One reason so many World Bank programs in Africa failed in the 1980s is that they were implemented by corrupt and illegitimate governments. This is hard for the bank to deal with, because its mandate is economic, not political. But it is now using IDA to fund programs in which human rights, good governance, and economic development find common ground.

In one example, IDA credit is helping to overhaul corrupt legal systems. This will reassure investors and make business transactions faster and fairer, but it will also speed up trials and save lives. There were no reported deaths from torture in Uganda in 1993, but more than 500 people died in jail. Many prisoners had not even been charged, let alone tried. IDA credit also helped the Ugandan government to demobilize 32,000 soldiers - one-third of Uganda's Army. Not only will this shrink the public sector; it should also improve security in the countryside and lessen the chance of abuse by unruly soldiers.

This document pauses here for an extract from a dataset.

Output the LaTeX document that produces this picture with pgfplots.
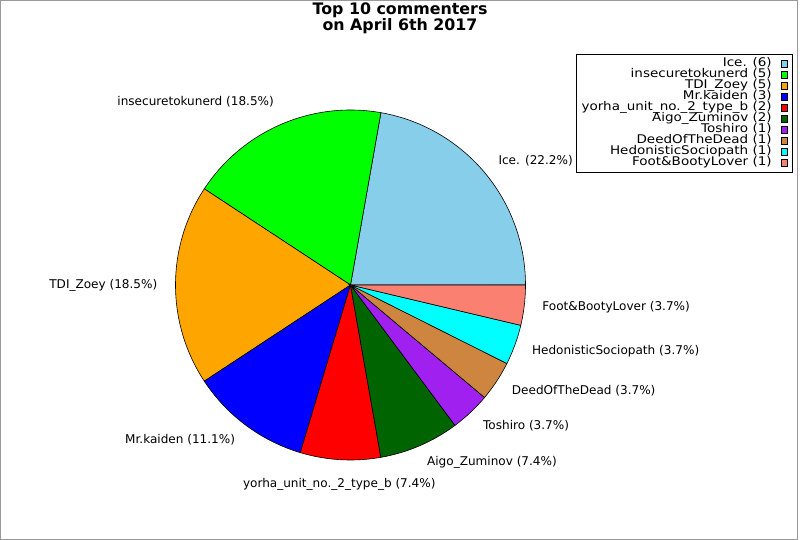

There are important lessons here. One warns against hasty decentralization for political reasons. Uganda has embarked on an ambitious plan to shift resources from the central to district governments because President Museveni wants to build up an alternative to tribalism, which he blames for the country's troubled past. But the evidence suggests that he may be moving too fast. Many districts can't handle the sudden influx of money. As a result, corruption is also decentralized.

Africa also suggests that reforming the public sector may, in the short term, cost more. Clearly, public-sector wages must be raised if civil servants are to avoid the temptation of corruption. Making the public sector more accountable may require the creation of new watchdog bodies, like the human rights and media commissions that were set up under Ghana's 1992 Constitution. Uganda's 32,000 demobilized veterans needed a sizeable grant to get them back on their feet; those who remained in the Army got a hefty pay raise as an incentive to professionalism.

It is not yet clear whether the World Bank has absorbed the lessons from this African experiment. One, certainly, is that imposing conditions will backfire if a government is not a willing partner. Senegal balked at conditionality throughout the 1980s. Uganda, in contrast, has embraced public-sector reform because it can see the benefits, not because of World Bank pressure. The government was only too happy to reform a system that was so mismanaged that it was paying 30,000 nonexistent civil servants - so-called "ghost workers."

Such programs are a thoughtful, imaginative attempt to respond to Africa's contemporary needs. They also help redefine foreign aid away from handouts and more toward a partnership in which donors and recipients learn from each other and address common problems. This should be music to the ears of members of Congress, who complain incessantly about the "welfarism" of aid. If, after badgering the World Bank to reform for so long, they cannot seize the opportunity, it is their loss. The bank and its African partners should take credit for a job well done and persevere.